The image displays two "iridescent lobes" of material that expand outwards from the blazing star system, the European Space Agency reported. Each lobe contains a massive jet of gas that moves at speeds faster than one million kilometers per hour.
German astronomer Rudolph Minkowski discovered the stunning object, which also goes by PN M2-9, in 1947. The planetary nebula's glowing gas represents the end stages of a star of low to intermediate mass that has ejected its outer layers, leaving its remnant core exposed to illuminate the gas.
The researchers noted that the Twin Jet Nebula is considered to be a "bipolar" nebula. Typically, planetary nebulae have one star at their center, but the Twin Jet Nebula has two. The stars seen in this pair have both been determined to be about the mass of the Sun; the larger is nearing the end of its life while the smaller is a spry white dwarf.
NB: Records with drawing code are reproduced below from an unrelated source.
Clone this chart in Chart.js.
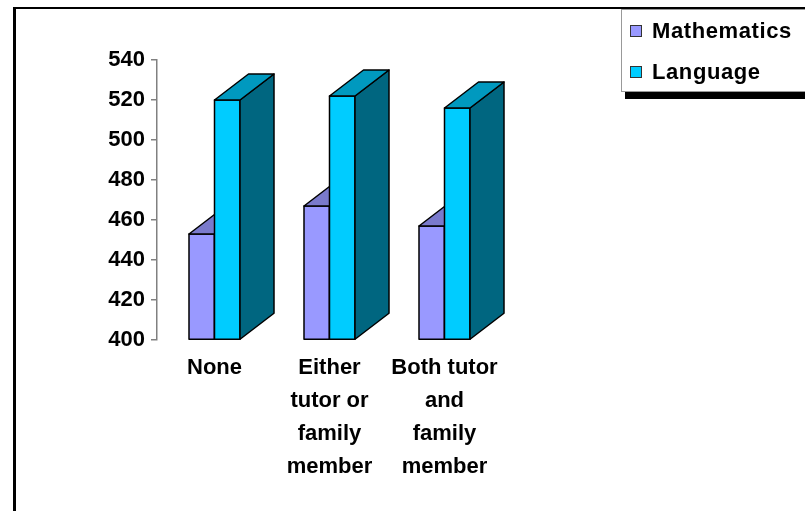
<!DOCTYPE html>
<html>
<head>
<meta charset="utf-8">
<script src="https://cdn.jsdelivr.net/npm/chart.js@4/dist/chart.umd.min.js"></script>
<style>
    body { margin: 0; background: #fff; font-family: "Liberation Sans", Arial, sans-serif; }
    #wrap { position: relative; width: 805px; height: 511px; overflow: hidden; }
    #frame { position: absolute; left: 13px; top: 7px; width: 900px; height: 600px;
             border-top: 2px solid #000; border-left: 3px solid #000; }
    #chart { position: absolute; left: 0; top: 0; }
    #legend { position: absolute; left: 621px; top: 9px; width: 220px; height: 81px;
              background: #fff; border: 1px solid #999; box-shadow: 4px 7px 0 #000; }
    .item { position: absolute; left: 8px; height: 26px; display: flex; align-items: center;
            font-weight: bold; font-size: 22px; color: #000; letter-spacing: 0.6px; }
    .swatch { width: 10px; height: 10px; border: 1px solid #333; margin-right: 10px; }
</style>
</head>
<body>
<div id="wrap">
    <div id="frame"></div>
    <canvas id="chart" width="805" height="511"></canvas>
    <div id="legend"></div>
</div>
<script>
// Data
const categories = [['None'], ['Either', 'tutor or', 'family', 'member'], ['Both tutor', 'and', 'family', 'member']];
const mathScores = [453, 467, 457];
const languageScores = [520, 522, 516];
const seriesNames = ['Mathematics', 'Language'];
const yTicks = [400, 420, 440, 460, 480, 500, 520, 540];

// Colours: front, top, side
const faceColors = [
    ['#9999FF', '#7A7ACC', '#5C5C99'],
    ['#00CCFF', '#0099BF', '#006680']
];

const DX = 34, DY = 26; // 3D depth offset

// Redraws every bar as a 3D box (front, side, top), category by category
const depthPlugin = {
    id: 'depth',
    afterDatasetsDraw(chart) {
        const ctx = chart.ctx;
        const metas = chart.data.datasets.map((d, i) => chart.getDatasetMeta(i));
        const count = chart.data.labels.length;
        ctx.save();
        ctx.lineWidth = 1.5;
        ctx.strokeStyle = '#000';
        ctx.lineJoin = 'round';
        for (let c = 0; c < count; c++) {
            metas.forEach((meta, s) => {
                const cols = faceColors[s];
                const { x, y, base, width } = meta.data[c].getProps(['x', 'y', 'base', 'width'], true);
                const l = x - width / 2, r = x + width / 2;
                // front
                ctx.fillStyle = cols[0];
                ctx.fillRect(l, y, width, base - y);
                ctx.strokeRect(l, y, width, base - y);
                // side
                ctx.beginPath();
                ctx.moveTo(r, y);
                ctx.lineTo(r + DX, y - DY);
                ctx.lineTo(r + DX, base - DY);
                ctx.lineTo(r, base);
                ctx.closePath();
                ctx.fillStyle = cols[2];
                ctx.fill();
                ctx.stroke();
                // top
                ctx.beginPath();
                ctx.moveTo(l, y);
                ctx.lineTo(l + DX, y - DY);
                ctx.lineTo(r + DX, y - DY);
                ctx.lineTo(r, y);
                ctx.closePath();
                ctx.fillStyle = cols[1];
                ctx.fill();
                ctx.stroke();
            });
        }
        ctx.restore();
    }
};

const tickFont = { family: '"Liberation Sans", Arial, sans-serif', size: 22, weight: 'bold' };

new Chart(document.getElementById('chart'), {
    type: 'bar',
    data: {
        labels: categories,
        datasets: [
            { label: seriesNames[0], data: mathScores, backgroundColor: faceColors[0][0] },
            { label: seriesNames[1], data: languageScores, backgroundColor: faceColors[1][0] }
        ]
    },
    options: {
        responsive: false,
        animation: false,
        layout: { padding: { left: 0, top: 60, right: 303, bottom: 0 } },
        datasets: {
            bar: {
                base: yTicks[0],
                borderWidth: 0,
                barPercentage: 1,
                categoryPercentage: 0.4435
            }
        },
        plugins: {
            legend: { display: false },
            tooltip: { enabled: false }
        },
        scales: {
            x: {
                grid: { display: false, drawTicks: false },
                border: { display: false },
                ticks: { color: '#000', font: { ...tickFont, lineHeight: 1.5 }, padding: 11, maxRotation: 0, autoSkip: false },
                afterFit: s => { s.height = 171; }
            },
            y: {
                min: yTicks[0],
                max: yTicks[yTicks.length - 1],
                afterBuildTicks: s => { s.ticks = yTicks.map(v => ({ value: v })); },
                grid: { drawOnChartArea: false, drawTicks: true, tickLength: 6, color: '#808080', lineWidth: 1.5 },
                border: { color: '#808080', width: 1.5 },
                ticks: { color: '#000', font: tickFont, padding: 6 },
                afterFit: s => { s.width = 157; }
            }
        }
    },
    plugins: [depthPlugin]
});

// Legend
const legend = document.getElementById('legend');
seriesNames.forEach((name, i) => {
    const item = document.createElement('div');
    item.className = 'item';
    item.style.top = (8 + i * 41) + 'px';
    item.innerHTML = `<span class="swatch" style="background:${faceColors[i][0]}"></span>${name}`;
    legend.appendChild(item);
});
</script>
</body>
</html>
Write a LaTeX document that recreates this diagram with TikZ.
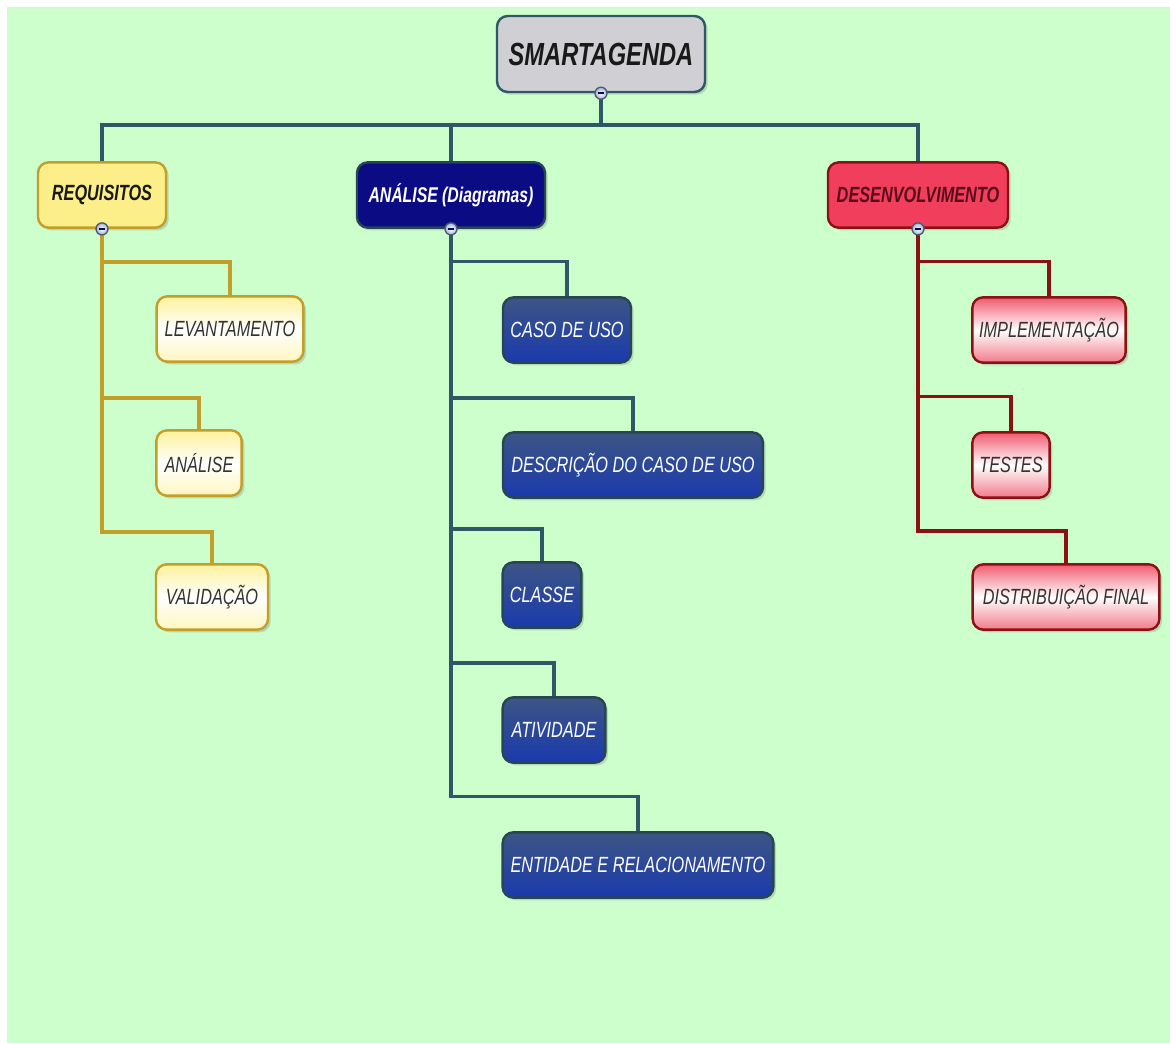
\documentclass[tikz,border=0pt]{standalone}
\usepackage{fontspec}
\newfontfamily\mapfont[FakeStretch=0.74]{Liberation Sans}
\usetikzlibrary{shadows}

\definecolor{bggreen}{HTML}{CCFFCC}
\definecolor{tealline}{HTML}{2E5866}
\definecolor{goldline}{HTML}{C29E2A}
\definecolor{redline}{HTML}{8A1212}
\definecolor{rootgray}{HTML}{D0D0D4}
\definecolor{reqyellow}{HTML}{FCEF8A}
\definecolor{navyfill}{HTML}{0B0B84}
\definecolor{bluetop}{HTML}{3E5584}
\definecolor{bluebot}{HTML}{1A3AAE}
\definecolor{crimson}{HTML}{F03E5C}
\definecolor{pinktop}{HTML}{F05A70}
\definecolor{pinkbot}{HTML}{F27A8A}
\definecolor{maroontext}{HTML}{5A0C18}
\definecolor{toggleedge}{HTML}{4E5A70}
\definecolor{togglefill}{HTML}{9FB4D4}

\tikzset{
  box/.style={rounded corners=8pt, line width=1.8pt, minimum height=49pt,
    inner sep=2pt, text=black!80,
    font=\mapfont\itshape\fontsize{16.5}{18}\selectfont,
    drop shadow={opacity=0.3, shadow xshift=2pt, shadow yshift=-2pt}},
  rootbox/.style={box, fill=rootgray, draw=tealline, minimum height=57pt,
    font=\mapfont\bfseries\itshape\fontsize{24}{28}\selectfont, text=black!90},
  reqbox/.style={box, fill=reqyellow, draw=goldline,
    font=\mapfont\bfseries\itshape\fontsize{16.5}{19}\selectfont, text=black!90},
  anabox/.style={box, fill=navyfill, draw=tealline!80!black,
    font=\mapfont\bfseries\itshape\fontsize{16}{19}\selectfont, text=white},
  devbox/.style={box, fill=crimson, draw=redline,
    font=\mapfont\bfseries\itshape\fontsize{16.5}{19}\selectfont, text=maroontext},
  yellowleaf/.style={box, draw=goldline, top color=reqyellow!85, bottom color=reqyellow!55, middle color=white},
  blueleaf/.style={box, draw=tealline!80!black, top color=bluetop, bottom color=bluebot, text=white},
  redleaf/.style={box, draw=redline, top color=pinktop, bottom color=pinkbot, middle color=white},
  toggle/.style={circle, draw=toggleedge, line width=1pt, minimum size=9pt, inner sep=0pt,
    inner color=white, outer color=togglefill,
    path picture={\draw[line width=1.6pt, navyfill!70!black]
      ([xshift=-2.2pt]path picture bounding box.center) -- ([xshift=2.2pt]path picture bounding box.center);}},
  mainline/.style={draw=tealline, line width=2.6pt},
  reqline/.style={draw=goldline, line width=3pt},
  devline/.style={draw=redline, line width=2.8pt},
}

\begin{document}
\begin{tikzpicture}[x=0.75pt, y=-0.75pt]
  % page and background
  \fill[white] (0,0) rectangle (1170,1043);
  \fill[bggreen] (7,7) rectangle (1170,1043);

  % top level
  \node[rootbox, minimum width=156pt] (root) at (601,54) {SMARTAGENDA};
  \node[reqbox, minimum width=96pt] (req) at (102,195) {REQUISITOS};
  \node[anabox, minimum width=141pt] (ana) at (451,195) {ANÁLISE (Diagramas)};
  \node[devbox, minimum width=135pt] (dev) at (918,195) {DESENVOLVIMENTO};

  % requisitos
  \node[yellowleaf, minimum width=110pt] (lev) at (230,329) {LEVANTAMENTO};
  \node[yellowleaf, minimum width=64pt] (anl) at (199,463) {ANÁLISE};
  \node[yellowleaf, minimum width=84pt] (val) at (212,597) {VALIDAÇÃO};

  % analise
  \node[blueleaf, minimum width=96pt] (uso) at (567,330) {CASO DE USO};
  \node[blueleaf, minimum width=195pt] (desc) at (633,465) {DESCRIÇÃO DO CASO DE USO};
  \node[blueleaf, minimum width=59pt] (cls) at (542,595) {CLASSE};
  \node[blueleaf, minimum width=77pt] (ativ) at (554,730) {ATIVIDADE};
  \node[blueleaf, minimum width=203pt] (ent) at (638,865) {ENTIDADE E RELACIONAMENTO};

  % desenvolvimento
  \node[redleaf, minimum width=115pt] (impl) at (1049,330) {IMPLEMENTAÇÃO};
  \node[redleaf, minimum width=58pt] (tst) at (1011,465) {TESTES};
  \node[redleaf, minimum width=140pt] (dist) at (1066,597) {DISTRIBUIÇÃO FINAL};

  % connectors
  \draw[mainline] (root.south) |- ([yshift=27pt]req.north) -- (req.north);
  \draw[mainline] (root.south) |- ([yshift=27pt]ana.north) -- (ana.north);
  \draw[mainline] (root.south) |- ([yshift=27pt]dev.north) -- (dev.north);

  \draw[reqline] (req.south) |- ([yshift=25pt]lev.north) -- (lev.north);
  \draw[reqline] (req.south) |- ([yshift=23pt]anl.north) -- (anl.north);
  \draw[reqline] (req.south) |- ([yshift=23pt]val.north) -- (val.north);

  \draw[mainline] (ana.south) |- ([yshift=26pt]uso.north) -- (uso.north);
  \draw[mainline] (ana.south) |- ([yshift=25pt]desc.north) -- (desc.north);
  \draw[mainline] (ana.south) |- ([yshift=24pt]cls.north) -- (cls.north);
  \draw[mainline] (ana.south) |- ([yshift=25pt]ativ.north) -- (ativ.north);
  \draw[mainline] (ana.south) |- ([yshift=26pt]ent.north) -- (ent.north);

  \draw[devline] (dev.south) |- ([yshift=26pt]impl.north) -- (impl.north);
  \draw[devline] (dev.south) |- ([yshift=26pt]tst.north) -- (tst.north);
  \draw[devline] (dev.south) |- ([yshift=24pt]dist.north) -- (dist.north);

  % collapse toggles
  \node[toggle] (rootT) at (root.south) {};
  \node[toggle] (reqT) at (req.south) {};
  \node[toggle] (anaT) at (ana.south) {};
  \node[toggle] (devT) at (dev.south) {};
\end{tikzpicture}
\end{document}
The butterfly-like shape of the nebula's "wings" are believe to be caused by the motion of the two stars as they orbit around each other. By measuring the nebula's wings, the researchers estimated it is about 1,200 years old. The two stars at the center of the nebula circle are believed to circle each other once every century, creating the butterfly wings as they go. This motion also allows the white dwarf to strip gas from its companion star, forming a disc of material that extends as far out as 15 times the orbit of Pluto.